Yesterday Raymond posted his initial version and I posted Performance Quiz #6. Today he posts the first optimization.  Quoting him:

Upon profiling our dictionary-loader, I discovered that 80% of the CPU time was spent in getline. Clearly this is where the focus needs to be. Everything else is just noise.

Digging a little deeper, it turns out that 29% of the CPU time was spent by getline doing character set conversion in codecvt::do_in. Some debugging revealed that codecvt::do_in was being called millions of times, each time converting just one or two characters. In fact, for each character in the file, codecvt::do_in was called once and sometimes twice!

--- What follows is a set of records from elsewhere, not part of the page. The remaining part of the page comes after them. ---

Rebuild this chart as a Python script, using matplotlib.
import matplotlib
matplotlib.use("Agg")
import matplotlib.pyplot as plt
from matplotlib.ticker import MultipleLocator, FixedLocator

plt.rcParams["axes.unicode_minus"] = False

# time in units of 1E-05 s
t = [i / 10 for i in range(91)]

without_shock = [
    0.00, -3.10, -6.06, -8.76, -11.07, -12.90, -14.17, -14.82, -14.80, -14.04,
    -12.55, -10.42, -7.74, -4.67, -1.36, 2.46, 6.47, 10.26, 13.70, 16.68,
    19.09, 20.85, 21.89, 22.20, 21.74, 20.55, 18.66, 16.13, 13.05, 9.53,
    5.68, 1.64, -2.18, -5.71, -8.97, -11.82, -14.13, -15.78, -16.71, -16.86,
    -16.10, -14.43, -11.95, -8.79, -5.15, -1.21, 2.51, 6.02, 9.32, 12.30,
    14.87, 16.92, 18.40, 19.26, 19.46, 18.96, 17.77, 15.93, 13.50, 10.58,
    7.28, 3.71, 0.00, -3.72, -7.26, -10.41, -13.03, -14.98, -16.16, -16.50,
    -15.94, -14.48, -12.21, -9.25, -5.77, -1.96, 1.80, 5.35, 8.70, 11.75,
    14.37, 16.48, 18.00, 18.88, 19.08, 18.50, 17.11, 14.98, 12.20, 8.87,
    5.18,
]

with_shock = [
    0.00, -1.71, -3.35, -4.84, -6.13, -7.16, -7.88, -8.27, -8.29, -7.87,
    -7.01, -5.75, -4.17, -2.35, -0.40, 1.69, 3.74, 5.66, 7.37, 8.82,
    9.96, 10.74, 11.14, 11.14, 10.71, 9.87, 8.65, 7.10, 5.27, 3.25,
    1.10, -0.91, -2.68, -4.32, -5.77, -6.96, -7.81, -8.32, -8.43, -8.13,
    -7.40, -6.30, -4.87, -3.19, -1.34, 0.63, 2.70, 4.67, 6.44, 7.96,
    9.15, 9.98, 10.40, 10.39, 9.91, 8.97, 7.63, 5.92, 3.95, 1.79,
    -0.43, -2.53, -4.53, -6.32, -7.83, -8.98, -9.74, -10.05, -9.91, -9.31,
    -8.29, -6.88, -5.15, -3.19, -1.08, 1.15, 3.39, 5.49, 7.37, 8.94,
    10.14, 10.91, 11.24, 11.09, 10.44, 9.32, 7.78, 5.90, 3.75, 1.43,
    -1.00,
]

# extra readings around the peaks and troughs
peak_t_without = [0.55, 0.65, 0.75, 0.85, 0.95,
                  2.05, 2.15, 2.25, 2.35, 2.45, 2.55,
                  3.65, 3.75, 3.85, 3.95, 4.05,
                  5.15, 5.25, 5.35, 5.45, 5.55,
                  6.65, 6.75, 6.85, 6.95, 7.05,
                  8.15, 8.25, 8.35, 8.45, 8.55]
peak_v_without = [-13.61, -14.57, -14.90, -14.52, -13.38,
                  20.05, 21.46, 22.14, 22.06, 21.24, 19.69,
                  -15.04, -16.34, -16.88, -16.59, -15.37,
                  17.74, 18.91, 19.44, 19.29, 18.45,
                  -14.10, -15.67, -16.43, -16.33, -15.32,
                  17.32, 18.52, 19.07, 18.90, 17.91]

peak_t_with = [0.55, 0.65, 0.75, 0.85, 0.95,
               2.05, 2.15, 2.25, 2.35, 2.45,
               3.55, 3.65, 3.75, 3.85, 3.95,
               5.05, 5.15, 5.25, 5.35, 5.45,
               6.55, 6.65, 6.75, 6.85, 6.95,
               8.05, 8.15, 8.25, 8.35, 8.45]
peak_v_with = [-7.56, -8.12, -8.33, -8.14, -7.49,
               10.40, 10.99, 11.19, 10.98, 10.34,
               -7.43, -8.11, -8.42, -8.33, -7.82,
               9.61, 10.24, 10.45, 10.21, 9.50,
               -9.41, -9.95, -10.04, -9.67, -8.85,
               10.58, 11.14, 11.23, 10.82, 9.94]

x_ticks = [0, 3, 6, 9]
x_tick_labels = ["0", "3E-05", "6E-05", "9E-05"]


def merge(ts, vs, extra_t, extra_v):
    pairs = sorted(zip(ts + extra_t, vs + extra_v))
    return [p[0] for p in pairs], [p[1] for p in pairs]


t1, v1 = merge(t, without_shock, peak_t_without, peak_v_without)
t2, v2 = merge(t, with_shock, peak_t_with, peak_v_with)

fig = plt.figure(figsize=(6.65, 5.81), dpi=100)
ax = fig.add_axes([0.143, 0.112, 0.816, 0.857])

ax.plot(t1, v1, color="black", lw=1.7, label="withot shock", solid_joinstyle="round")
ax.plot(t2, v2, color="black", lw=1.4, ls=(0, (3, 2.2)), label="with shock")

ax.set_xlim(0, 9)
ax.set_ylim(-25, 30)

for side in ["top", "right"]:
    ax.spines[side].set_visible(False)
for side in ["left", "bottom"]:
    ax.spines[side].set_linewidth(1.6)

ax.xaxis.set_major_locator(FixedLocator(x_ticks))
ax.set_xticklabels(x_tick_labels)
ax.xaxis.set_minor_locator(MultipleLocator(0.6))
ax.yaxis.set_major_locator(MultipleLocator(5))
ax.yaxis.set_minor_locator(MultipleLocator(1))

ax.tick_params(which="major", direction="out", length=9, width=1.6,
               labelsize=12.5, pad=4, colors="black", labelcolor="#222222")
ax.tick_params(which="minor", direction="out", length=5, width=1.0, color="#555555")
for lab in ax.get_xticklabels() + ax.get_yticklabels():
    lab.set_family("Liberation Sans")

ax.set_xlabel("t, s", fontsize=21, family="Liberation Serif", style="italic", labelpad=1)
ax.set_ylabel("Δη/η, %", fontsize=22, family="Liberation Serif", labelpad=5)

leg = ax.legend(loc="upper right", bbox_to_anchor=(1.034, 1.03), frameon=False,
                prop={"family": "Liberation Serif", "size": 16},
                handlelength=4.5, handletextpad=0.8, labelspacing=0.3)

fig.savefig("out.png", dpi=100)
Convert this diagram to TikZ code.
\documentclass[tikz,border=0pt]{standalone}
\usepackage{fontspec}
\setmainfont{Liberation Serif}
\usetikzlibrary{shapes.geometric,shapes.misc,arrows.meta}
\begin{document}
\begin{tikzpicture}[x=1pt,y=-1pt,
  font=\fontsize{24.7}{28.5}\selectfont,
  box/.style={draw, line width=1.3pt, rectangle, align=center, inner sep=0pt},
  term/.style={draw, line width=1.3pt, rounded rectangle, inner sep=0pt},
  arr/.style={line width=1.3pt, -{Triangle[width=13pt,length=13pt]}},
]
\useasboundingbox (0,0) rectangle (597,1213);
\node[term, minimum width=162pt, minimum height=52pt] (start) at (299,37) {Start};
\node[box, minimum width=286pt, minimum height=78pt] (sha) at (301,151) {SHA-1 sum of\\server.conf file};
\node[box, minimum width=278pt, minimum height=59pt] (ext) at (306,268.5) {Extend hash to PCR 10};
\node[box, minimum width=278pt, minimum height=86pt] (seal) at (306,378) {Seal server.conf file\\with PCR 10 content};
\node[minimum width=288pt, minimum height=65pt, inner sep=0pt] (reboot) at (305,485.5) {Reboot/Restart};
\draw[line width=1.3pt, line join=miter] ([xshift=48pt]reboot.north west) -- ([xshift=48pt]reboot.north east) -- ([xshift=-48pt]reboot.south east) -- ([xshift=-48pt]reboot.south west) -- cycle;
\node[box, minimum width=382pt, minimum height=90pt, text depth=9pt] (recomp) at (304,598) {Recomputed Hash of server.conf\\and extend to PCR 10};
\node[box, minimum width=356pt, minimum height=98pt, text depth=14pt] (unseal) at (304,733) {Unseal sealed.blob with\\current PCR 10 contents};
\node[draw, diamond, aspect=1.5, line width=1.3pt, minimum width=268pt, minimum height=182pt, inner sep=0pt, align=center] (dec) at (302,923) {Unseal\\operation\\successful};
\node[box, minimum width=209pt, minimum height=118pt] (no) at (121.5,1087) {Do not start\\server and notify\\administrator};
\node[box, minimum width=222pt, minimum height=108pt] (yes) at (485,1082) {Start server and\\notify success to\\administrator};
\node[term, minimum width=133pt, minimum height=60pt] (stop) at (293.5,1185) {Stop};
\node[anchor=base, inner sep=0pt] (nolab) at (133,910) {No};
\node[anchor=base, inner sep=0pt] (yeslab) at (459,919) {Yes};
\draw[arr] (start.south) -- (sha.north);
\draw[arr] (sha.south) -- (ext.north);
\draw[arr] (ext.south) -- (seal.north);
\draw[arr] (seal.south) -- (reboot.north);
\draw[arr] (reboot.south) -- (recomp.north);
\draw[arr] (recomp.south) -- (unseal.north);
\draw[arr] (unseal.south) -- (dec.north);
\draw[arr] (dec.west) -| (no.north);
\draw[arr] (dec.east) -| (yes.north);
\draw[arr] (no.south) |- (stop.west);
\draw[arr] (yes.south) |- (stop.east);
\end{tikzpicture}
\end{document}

And supporting this, my own measurements indicate this:

Function Name   ExclusivePercent   InclusivePercent
_mainCRTStartup 0 98.569
_main 0 98.569
Dictionary::Dictionary(void) 0.11 96.918
std::getline<unsigned short,struct std::char_traits... etc... 0.055 91.635
std::getline<unsigned short,struct std::char_traits... etc... but different etc. :) 0.66 89.818
std::basic_filebuf<unsigned short,struct std::char_traits<unsigned short> >::uflow(void) 3.412 65.327
std::basic_filebuf<unsigned short,struct std::char_traits<unsigned short> >::underflow(void) 0.33 50.138
std::basic_streambuf<unsigned short,struct std::char_traits<unsigned short> >::snextc(void) 0.33 32.801
std::codecvt<unsigned short,char,int>::do_in(....) 2.862 28.674
__Mbrtowc 1.816 26.417

Exclusive time indicates the amount of time in the function itself.  Inclusive indicates the amount in the function plus the children of that function.

These measurements were taken with the Visual Studio Enterprise Performance Tool  in sampling mode (one sample every 1,000,000 cycles).

Interestingly if you look at where the Exclusive time is (i.e the specific functions taking up the time in the tree) you see something surprising.

Function Name (sanitized)  ExclusivePercent  InclusivePercent
EnterCriticalSection 14.474 14.474
LeaveCriticalSection 12.053 12.053
InterlockedIncrement 6.879 6.879
InterlockedDecrement 5.834 5.834
GetCPHashNode 5.394 5.394
MultiByteToWideChar 4.293 9.961

Look at that!  The top 4 functions, 39.24% of the time, and I can add those because they are all leaf functions (Exclusive = Inclusive), have to do with synchronization operations of one kind or another.  Even the interlocked operations have some sort of synchronization intent because of course if they weren't trying to synchronize across threads they wouldn't need to be interlocked.  And the best part is this app is single threaded!  Yumm :)

MultiByteToWideChar which is arguably part of What We Actually Have To Do (TM) is a mere 9.961% inclusive.  Not good.

Naturally the bulk of this is in the line reading as shown by the inclusive time.

But my question remains unanswered: How do you think the managed system will fare?